Freedom of speech is elusive in the Democratic Republic of Congo (DRC). Alain Wandimoyi chooses to make his voice heard in cyberspace. His mission: to denounce the inequalities and injustice he sees taking place in his country. His blog, Picha Na Mazungumzo, is very popular - not least among Congolese politicians.

The information junkie spends his days at his computer or out on the streets of Goma looking for stories that matter. Wandimoyi says that those who want to speak the truth in the DRC are always silenced.

"Even in the case of newspapers, journalists are not allowed to work freely by editors who are often politically biased towards the government or the opposition," he says. But on his blog, Wandimoyi is his own editor. He says: "I speak my mind without any fear of censorship."

Wandimoyi started blogging in 2008. The blog has proven very popular and made him famous in Goma, the capital of North Kivu province. Even though the medium is not widely used in the DRC, he says he chose blogging as an effective way to reach his target group, namely politicians and humanitarians. He writes to vent his frustrations and worries about the various wars and conflicts in North Kivu and the Great Lakes region.

Also a passionate photographer, Wandimoyi named his blog Picha Na Mazungumzo, which means "photos that speak" in Swahili. He says he originally took up photography because it is a useful means to portray what is wrong in his country.

Being a free-speech activist in the DRC is not easy. Wandimoyi has received numerous threats in the past, be it for his blog or his photos.

"I always take pictures that tell a story, stir up feelings and show what is wrong in our country. As a result, I often receive threats," he says. "In December 2011, for instance, I wanted to write about the bad driving of certain motorists who drive whilst drinking alcohol or talking on the phone."

Wandimoyi took photos of an accident caused by such conduct. It didn't take long before he was assaulted. "A strange man took my camera, my recorder and even my passport. On the same day, I received several threats and was verbally abused over the phone," he recalls. "I don't really know where these threats come from, but I think it's only because some people are upset by my blogs."
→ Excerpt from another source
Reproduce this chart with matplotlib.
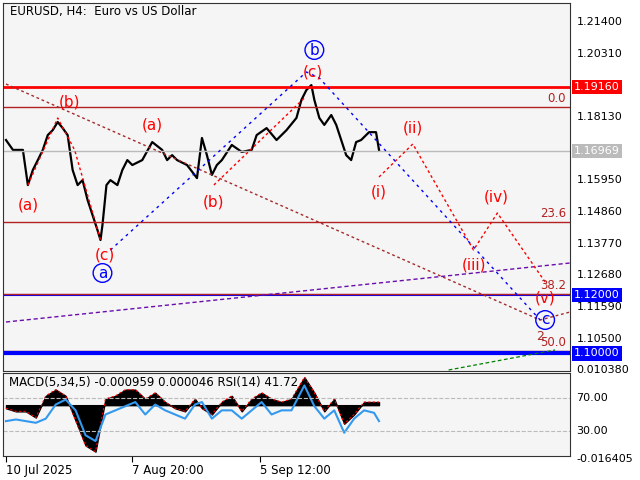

Prior blog entries have upset many, especially politicians. Not long ago, his writing about Congolese soldiers' bad behaviour on the battle field offended an official from the presidency. "As a form of warning, he sent me the portion of my text he did not appreciate," explains Wandimoyi.

Despite the risks associated with his activities, Wandimoyi is proud of the impact he has. He is delighted with the many followers he has both in the DRC and abroad. And he has no intention of slowing down in his quest for the truth.

Wandimoyi hopes that in the future he can reach more Congolese citizens in the diaspora. He believes these people have a great influence on those back home as well as on the DRC government.

"Even though my job has already got me arrested - most recently, just last month - I love doing it because this blog is me," he says. "I can share my vision and thoughts."